McDougall also discusses the problems with the modern running shoe, which I thought was really interesting. This idea did not stem from the Tarahumara, but it is true that they use simple, flat sandals when they run. Many running coaches assert that it is best to land on the fleshy part of your forefoot, but the modern running shoe, with it's cushy, padded heel and modern stability, forces you to land on your heel. Studies have shown that the more cushioning you have, the harder you're going to jar the landing--so you're putting more stress on your body. Also, always having your feet controlled and supported weakens them. So, you might be better off with minimal support and cushioning, but running with better form. Although if you try to jump into running barefoot, you could also hurt yourself, because you haven't built up your foot strength yet. McDougall went from constantly nursing injuries to running more and faster than he ever had before. But McDougall also had a world-class, personal coach training him on form and running; it wasn't as easy as simply getting simpler shoes.

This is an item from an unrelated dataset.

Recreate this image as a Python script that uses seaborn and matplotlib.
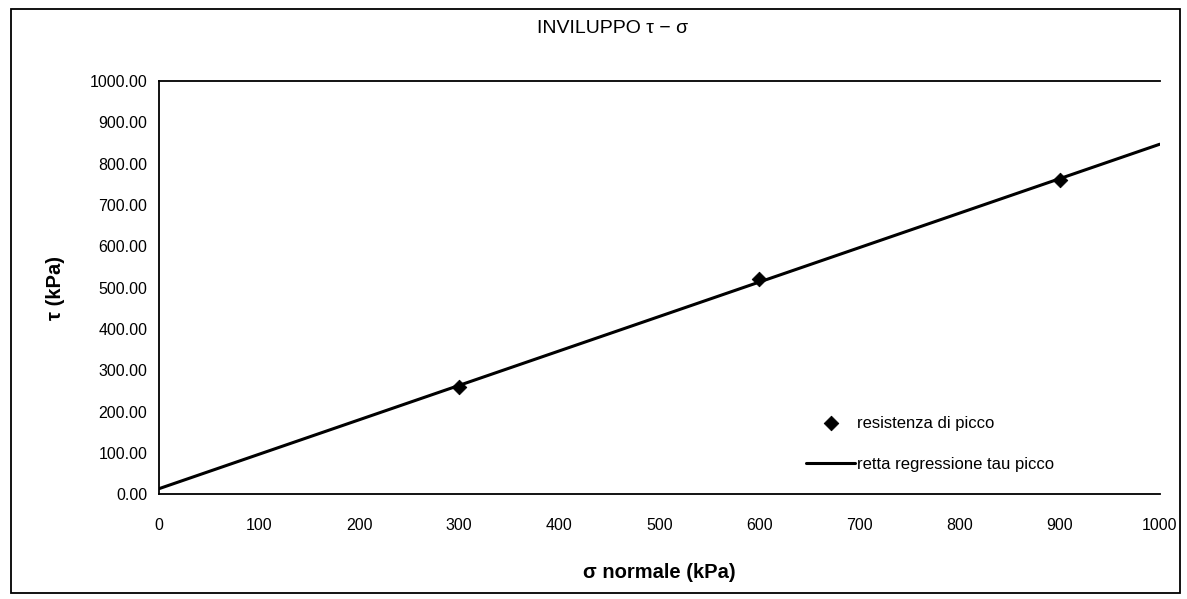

Having just read Krakauer's latest book, with his attention to detail and in-depth research, it was a little frustrating to read this one. I felt that McDougall often erred on the side of attention grabbing and storytelling rather than really digging deep and finding the truth. He superficially focused on the eccentricities of everyone involved but rarely gave any indication of their real lives. Superlatives were thrown liberally throughout the book without much evidence or explanation to support them. The Tarahumara were the "best" runners, and everyone was constantly "risking their lives" or "almost dying."
All of my complaining may indicate that I liked this book less than I actually did. In reality, it was a quick, informative, and enjoyable read. If I hadn't just read Krakauer, and if I hadn't been expecting something more (by the misleading advertising, which is always a pet peeve of mine), I wouldn't have been as frustrated. If you see the book as a series of light, interesting articles on why we run, ultra running, and races between Tarahumara Indians and Americans, then you will be satisfied; I'd recommend this book to anyone with an interest in running.